__Problem statement__. Leave out the pictures and reproduce all of the data exactly.

__Information provided__.
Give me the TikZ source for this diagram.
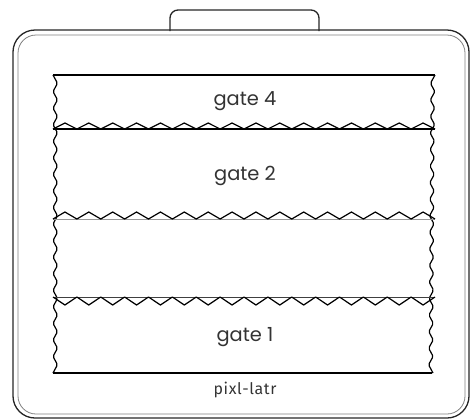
\documentclass[tikz,border=0pt]{standalone}
\usepackage{fontspec}
\setmainfont{Poppins}
\newfontfamily\labfont[LetterSpace=4]{Fira Sans}
\begin{document}
\begin{tikzpicture}[x=1bp,y=-1bp,
  outerline/.style={line width=1.3bp, black!85},
  innerline/.style={line width=0.8bp, black!50},
  edgeline/.style={line width=1.2bp, black, line join=round},
  gatelabel/.style={font=\fontsize{19.5}{22}\selectfont, text=black!80, inner sep=0pt},
  brandlabel/.style={font=\labfont\fontsize{16}{18}\selectfont, text=black!80, inner sep=0pt}]
\useasboundingbox (0,0) rectangle (470,419);
% handle
\draw[outerline, rounded corners=8bp] (170,31) -- (170,10) -- (319,10) -- (319,31);
% frame
\draw[outerline, rounded corners=22bp] (13,30) rectangle (469,418);
\draw[innerline, rounded corners=18bp] (18,35) rectangle (465,414);
% strip outline
\draw[edgeline] (53,75) -- (435,75);
\draw[edgeline] (53,373) -- (432,373);
\draw[edgeline, rounded corners=1.5bp] (53,75)
  \foreach \i in {0,...,17} { -- (57.5,{75+(\i+0.5)*16.555}) -- (53,{75+(\i+1)*16.555}) };
\draw[edgeline, rounded corners=1.5bp] (435,75)
  \foreach \i in {0,...,17} { -- ({430.5-2*(\i+0.5)/18},{75+(\i+0.5)*16.555}) -- ({435-2*(\i+1)/18},{75+(\i+1)*16.555}) };
% separator gate 4 / gate 2
\draw[edgeline] (53,129) -- (435,129);
\draw[edgeline] (53,129)
  \foreach \i in {0,...,15} { -- ({53+(\i+0.5)*23.875},123) -- ({53+(\i+1)*23.875},129) };
% separator gate 2 / empty
\draw[line width=0.8bp, black!40] (53,219) -- (435,219);
\draw[edgeline] (53,219)
  \foreach \i in {0,...,15} { -- ({53+(\i+0.5)*23.875},212) -- ({53+(\i+1)*23.875},219) };
% separator empty / gate 1
\draw[line width=1bp, black!75] (53,297) -- (435,297);
\draw[edgeline] (53,297)
  \foreach \i in {0,...,15} { -- ({53+(\i+0.5)*23.875},305) -- ({53+(\i+1)*23.875},297) };
% labels
\node[gatelabel] (g4) at (245,101) {gate 4};
\node[gatelabel] (g2) at (245,176) {gate 2};
\node[gatelabel] (g1) at (245,337) {gate 1};
\node[brandlabel] (brand) at (245,390) {pixl-latr};
\end{tikzpicture}
\end{document}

__Written answer__.
Give me the TikZ source for this diagram.
\documentclass[tikz,border=0pt]{standalone}
\usepackage{fontspec}
\setmainfont{Poppins}
\newfontfamily\labfont[LetterSpace=4]{Fira Sans}
\begin{document}
\begin{tikzpicture}[x=1bp,y=-1bp,
  outerline/.style={line width=1.3bp, black!85},
  innerline/.style={line width=0.8bp, black!50},
  edgeline/.style={line width=1.2bp, black, line join=round},
  gatelabel/.style={font=\fontsize{19.5}{22}\selectfont, text=black!80, inner sep=0pt},
  brandlabel/.style={font=\labfont\fontsize{16}{18}\selectfont, text=black!80, inner sep=0pt}]
\useasboundingbox (0,0) rectangle (470,419);
% handle
\draw[outerline, rounded corners=8bp] (170,31) -- (170,10) -- (319,10) -- (319,31);
% frame
\draw[outerline, rounded corners=22bp] (13,30) rectangle (469,418);
\draw[innerline, rounded corners=18bp] (18,35) rectangle (465,414);
% strip outline
\draw[edgeline] (53,75) -- (435,75);
\draw[edgeline] (53,373) -- (432,373);
\draw[edgeline, rounded corners=1.5bp] (53,75)
  \foreach \i in {0,...,17} { -- (57.5,{75+(\i+0.5)*16.555}) -- (53,{75+(\i+1)*16.555}) };
\draw[edgeline, rounded corners=1.5bp] (435,75)
  \foreach \i in {0,...,17} { -- ({430.5-2*(\i+0.5)/18},{75+(\i+0.5)*16.555}) -- ({435-2*(\i+1)/18},{75+(\i+1)*16.555}) };
% separator gate 4 / gate 2
\draw[edgeline] (53,129) -- (435,129);
\draw[edgeline] (53,129)
  \foreach \i in {0,...,15} { -- ({53+(\i+0.5)*23.875},123) -- ({53+(\i+1)*23.875},129) };
% separator gate 2 / empty
\draw[line width=0.8bp, black!40] (53,219) -- (435,219);
\draw[edgeline] (53,219)
  \foreach \i in {0,...,15} { -- ({53+(\i+0.5)*23.875},212) -- ({53+(\i+1)*23.875},219) };
% separator empty / gate 1
\draw[line width=1bp, black!75] (53,297) -- (435,297);
\draw[edgeline] (53,297)
  \foreach \i in {0,...,15} { -- ({53+(\i+0.5)*23.875},305) -- ({53+(\i+1)*23.875},297) };
% labels
\node[gatelabel] (g4) at (245,101) {gate 4};
\node[gatelabel] (g2) at (245,176) {gate 2};
\node[gatelabel] (g1) at (245,337) {gate 1};
\node[brandlabel] (brand) at (245,390) {pixl-latr};
\end{tikzpicture}
\end{document}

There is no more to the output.